Iceland is a breathtaking patch of unspoiled nature. The Northern Lights shine over ice crystals in the vast tundra; the sun caresses the rolling green hills; waterfalls crash onto rocks; a volcano is responsible for grounding European air traffic. It's the kind of vista you don't want to spoil with power lines.
Yet those ugly towers and wires are necessary, not least because electricity is more useful than spending your entire evening trying to keep a candle lit. The international architectural firm Choi+Shine has thus conceived Land of Giants, an alternative to the landscape-polluting steel behemoths that are transmission towers. Instead of standard poles, they designed a kind of silent steel giants that waltzes through the countryside.
Choi+Shine's Thomas Shine notes that most people would rather not see any power poles in their landscapes: "If you must have power lines, wind turbines, and electricity towers, at least make sure they are attractive. That is why we took these eyesores and made [them] into something beautiful."
Choi+Shine only made a few minor changes to the traditional structures, so their new designs wouldn't be much more costly than the current towers. By keeping the manufacturing simple and uniform, they further kept costs low. They used mostly recyclable materials and painted them white, instead of dull gray, so the pylons stand out against the natural Icelandic backdrop. "It has the potential to be very nice, especially against the dark volcanic rock and the gray Icelandic air," says Jin Choi. Their shape makes them dependent on the landscape. Running the wires up the mountain, then "runs" the towers over the mountain—the pylons can extend, knee, or crouch, as if burdened by the weight of the wires.

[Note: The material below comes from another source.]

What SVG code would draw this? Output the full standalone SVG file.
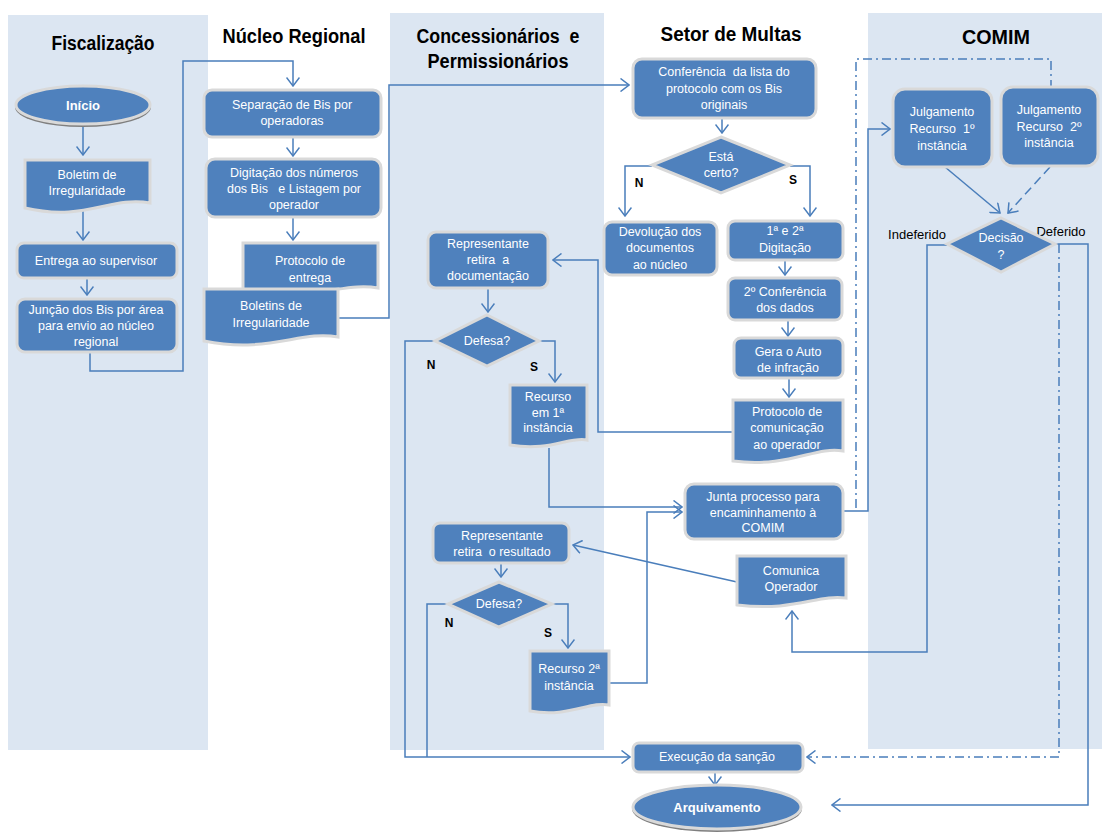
<svg xmlns="http://www.w3.org/2000/svg" width="1102" height="833" viewBox="0 0 1102 833">
<defs>
<style>
text{white-space:pre}
.lane{fill:#dce6f2}
.n{fill:#4f81bd;stroke:#d9d9d9;stroke-width:3}
.t{font-family:"Liberation Sans",Arial,sans-serif;font-size:12.5px;fill:#fff;text-anchor:middle}
.tb{font-family:"Liberation Sans",Arial,sans-serif;font-size:13px;font-weight:bold;fill:#fff;text-anchor:middle}
.h{font-family:"Liberation Sans",Arial,sans-serif;font-size:20px;font-weight:bold;fill:#000;text-anchor:middle}
.l{font-family:"Liberation Sans",Arial,sans-serif;font-size:12px;font-weight:bold;fill:#000;text-anchor:middle}
.lr{font-family:"Liberation Sans",Arial,sans-serif;font-size:13px;fill:#000;text-anchor:middle}
.c{fill:none;stroke:#4a7ebb;stroke-width:1.5}
.ca{fill:none;stroke:#4a7ebb;stroke-width:1.5;marker-end:url(#a)}
.dd{stroke-dasharray:9 4 2 4}
.ds{stroke-dasharray:9 5}
.sh{fill:#7f7f7f}
</style>
<marker id="a" viewBox="0 0 10 14" refX="9" refY="7" markerWidth="10" markerHeight="14" markerUnits="userSpaceOnUse" orient="auto">
<path d="M0.5,0.5 L9,7 L0.5,13.5" fill="none" stroke="#4a7ebb" stroke-width="1.5"/>
</marker>
</defs>
<rect width="1102" height="833" fill="#fff"/>
<g id="lanes">
<rect class="lane" x="8" y="15" width="200" height="735"/>
<rect class="lane" x="390" y="13" width="214" height="737"/>
<rect class="lane" x="868" y="13" width="234" height="736"/>
<text class="h" x="103" y="50" textLength="103" lengthAdjust="spacingAndGlyphs">Fiscalização</text>
<text class="h" x="294" y="43" textLength="143" lengthAdjust="spacingAndGlyphs">Núcleo Regional</text>
<text class="h" x="498" y="43" textLength="163" lengthAdjust="spacingAndGlyphs">Concessionários  e</text>
<text class="h" x="498" y="68" textLength="141" lengthAdjust="spacingAndGlyphs">Permissionários</text>
<text class="h" x="731" y="41" textLength="141" lengthAdjust="spacingAndGlyphs">Setor de Multas</text>
<text class="h" x="996" y="44" textLength="68" lengthAdjust="spacingAndGlyphs">COMIM</text>
</g>
<g id="connectors">
<path class="ca" d="M83,125 V155"/>
<path class="ca" d="M83,208 V240"/>
<path class="ca" d="M87,270 V295"/>
<path class="ca" d="M90,352 V371 H183 V61 H293 V86"/>
<path class="ca" d="M293,137 V156"/>
<path class="ca" d="M293,217 V240"/>
<path class="ca" d="M338,318 H389 V85 H629"/>
<path class="ca" d="M722,118 V133"/>
<path class="ca" d="M652,166 H625 V216"/>
<path class="ca" d="M790,166 H810 V216"/>
<path class="ca" d="M785,260 V275"/>
<path class="ca" d="M788,320 V336"/>
<path class="ca" d="M789,378 V397"/>
<path class="ca" d="M733,432 H598 V260 H553"/>
<path class="ca" d="M488,288 V312"/>
<path class="ca" d="M435,341 H405 V757 H630"/>
<path class="ca" d="M539,341 H555 V382"/>
<path class="ca" d="M549,448 V507 H682"/>
<path class="ca" d="M737,582 L573,545"/>
<path class="ca" d="M501,563 V577"/>
<path class="c" d="M448,604 H427 V757"/>
<path class="ca" d="M552,604 H568 V648"/>
<path class="ca" d="M609,683 H647 V512 H682"/>
<path class="ca" d="M715,772 V785"/>
<path class="ca" d="M843,511 H868 V129 H890"/>
<path class="c dd" d="M856,508 V59 H1051 V87"/>
<path class="ca" d="M945,167 L1000,213"/>
<path class="ca ds" d="M1050,167 L1008,213"/>
<path class="ca" d="M947,245 H927 V652 H792 V611"/>
<path class="ca" d="M1055,244 H1088 V805 H832"/>
<path class="ca dd" d="M1059,244 V757 H807"/>
<text class="l" x="639" y="187">N</text>
<text class="l" x="793" y="184">S</text>
<text class="l" x="431" y="369">N</text>
<text class="l" x="534" y="371">S</text>
<text class="l" x="449" y="627">N</text>
<text class="l" x="548" y="637">S</text>
<text class="lr" x="917" y="239">Indeferido</text>
<text class="lr" x="1061" y="236">Deferido</text>
</g>
<g id="inicio">
<ellipse class="sh" cx="83" cy="107" rx="68" ry="20"/>
<ellipse class="n" cx="83" cy="105" rx="67" ry="19"/>
<text class="tb" x="83" y="110">Início</text>
</g>
<g id="boletim">
<path class="n" d="M25,160 H150 V203 C110,196 85,222 25,208 Z"/>
<text class="t" x="87" y="179">Boletim de</text>
<text class="t" x="87" y="195">Irregularidade</text>
</g>
<g id="entrega">
<rect class="n" x="17" y="243" width="160" height="35" rx="7"/>
<text class="t" x="96" y="265">Entrega ao supervisor</text>
</g>
<g id="juncao">
<rect class="n" x="17" y="299" width="160" height="53" rx="8"/>
<text class="t" x="96" y="314">Junção dos Bis por área</text>
<text class="t" x="96" y="330">para envio ao núcleo</text>
<text class="t" x="96" y="346">regional</text>
</g>
<g id="separacao">
<rect class="n" x="204" y="90" width="177" height="47" rx="8"/>
<text class="t" x="292" y="109">Separação de Bis por</text>
<text class="t" x="292" y="125">operadoras</text>
</g>
<g id="digitacao-numeros">
<rect class="n" x="206" y="159" width="175" height="58" rx="9"/>
<text class="t" x="294" y="177">Digitação dos números</text>
<text class="t" x="294" y="193">dos Bis   e Listagem por</text>
<text class="t" x="294" y="209">operador</text>
</g>
<g id="protocolo-entrega">
<path class="n" d="M243,243 H378 V288 C345,282 320,300 243,292 Z"/>
<text class="t" x="310" y="265">Protocolo de</text>
<text class="t" x="310" y="282">entrega</text>
</g>
<g id="boletins">
<path class="n" d="M204,289 H338 V337 C300,330 270,354 204,341 Z"/>
<text class="t" x="271" y="310">Boletins de</text>
<text class="t" x="271" y="327">Irregularidade</text>
</g>
<g id="conferencia">
<rect class="n" x="633" y="59" width="183" height="59" rx="9"/>
<text class="t" x="724" y="76">Conferência  da lista do</text>
<text class="t" x="724" y="93">protocolo com os Bis</text>
<text class="t" x="724" y="109">originais</text>
</g>
<g id="esta-certo">
<path class="n" d="M721,137 L790,165 L721,193 L652,165 Z"/>
<text class="t" x="721" y="161">Está</text>
<text class="t" x="721" y="177">certo?</text>
</g>
<g id="devolucao">
<rect class="n" x="604" y="222" width="113" height="53" rx="8"/>
<text class="t" x="660" y="236">Devolução dos</text>
<text class="t" x="660" y="252">documentos</text>
<text class="t" x="660" y="269">ao núcleo</text>
</g>
<g id="digitacao">
<rect class="n" x="728" y="221" width="115" height="39" rx="7"/>
<text class="t" x="785" y="235">1ª e 2ª</text>
<text class="t" x="785" y="252">Digitação</text>
</g>
<g id="conferencia2">
<rect class="n" x="728" y="278" width="114" height="42" rx="7"/>
<text class="t" x="785" y="296">2º Conferência</text>
<text class="t" x="785" y="312">dos dados</text>
</g>
<g id="gera-auto">
<rect class="n" x="734" y="338" width="109" height="40" rx="7"/>
<text class="t" x="788" y="356">Gera o Auto</text>
<text class="t" x="788" y="372">de infração</text>
</g>
<g id="protocolo-comunicacao">
<path class="n" d="M733,400 H843 V451 C815,446 790,468 733,461 Z"/>
<text class="t" x="787" y="416">Protocolo de</text>
<text class="t" x="787" y="432">comunicação</text>
<text class="t" x="787" y="449">ao operador</text>
</g>
<g id="representante-doc">
<rect class="n" x="428" y="232" width="120" height="56" rx="8"/>
<text class="t" x="488" y="248">Representante</text>
<text class="t" x="488" y="264">retira  a</text>
<text class="t" x="488" y="280">documentação</text>
</g>
<g id="defesa1">
<path class="n" d="M487,315 L539,341 L487,366 L435,341 Z"/>
<text class="t" x="487" y="345">Defesa?</text>
</g>
<g id="recurso1">
<path class="n" d="M510,385 H587 V440 C570,436 550,452 510,445 Z"/>
<text class="t" x="548" y="401">Recurso</text>
<text class="t" x="548" y="417">em 1ª</text>
<text class="t" x="548" y="432">instância</text>
</g>
<g id="junta">
<rect class="n" x="685" y="484" width="158" height="55" rx="9"/>
<text class="t" x="763" y="501">Junta processo para</text>
<text class="t" x="763" y="517">encaminhamento à</text>
<text class="t" x="763" y="532">COMIM</text>
</g>
<g id="representante-res">
<rect class="n" x="433" y="523" width="136" height="40" rx="7"/>
<text class="t" x="502" y="540">Representante</text>
<text class="t" x="502" y="556">retira  o resultado</text>
</g>
<g id="comunica">
<path class="n" d="M737,556 H846 V598 C818,594 795,612 737,605 Z"/>
<text class="t" x="791" y="575">Comunica</text>
<text class="t" x="791" y="591">Operador</text>
</g>
<g id="defesa2">
<path class="n" d="M499,582 L552,604 L499,627 L448,604 Z"/>
<text class="t" x="499" y="608">Defesa?</text>
</g>
<g id="recurso2">
<path class="n" d="M530,651 H609 V705 C590,701 568,718 530,711 Z"/>
<text class="t" x="569" y="673">Recurso 2ª</text>
<text class="t" x="569" y="690">instância</text>
</g>
<g id="execucao">
<rect class="n" x="633" y="743" width="170" height="29" rx="6"/>
<text class="t" x="717" y="761">Execução da sanção</text>
</g>
<g id="arquivamento">
<ellipse class="sh" cx="717" cy="809" rx="85" ry="23"/>
<ellipse class="n" cx="717" cy="807" rx="84" ry="22"/>
<text class="tb" x="717" y="812">Arquivamento</text>
</g>
<g id="julgamento1">
<rect class="n" x="893" y="89" width="99" height="78" rx="12"/>
<text class="t" x="942" y="116">Julgamento</text>
<text class="t" x="942" y="133">Recurso  1º</text>
<text class="t" x="942" y="150">instância</text>
</g>
<g id="julgamento2">
<rect class="n" x="1001" y="87" width="97" height="79" rx="12"/>
<text class="t" x="1049" y="114">Julgamento</text>
<text class="t" x="1049" y="131">Recurso  2º</text>
<text class="t" x="1049" y="147">instância</text>
</g>
<g id="decisao">
<path class="n" d="M1001,218 L1055,244 L1001,272 L947,244 Z"/>
<text class="t" x="1001" y="242">Decisão</text>
<text class="t" x="1001" y="259">?</text>
</g>
</svg>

The project won a design competition sponsored by Landsnet, the operator of Iceland's electricity grid. It won several awards, including the Boston Society of Architects' for Best Unrealized Architecture. Unrealized because Landsnet hasn't yet dared to build the pylons. For now, we can therefore only marvel at digital renderings and try to imagine how breathtaking the figures would be in the landscape.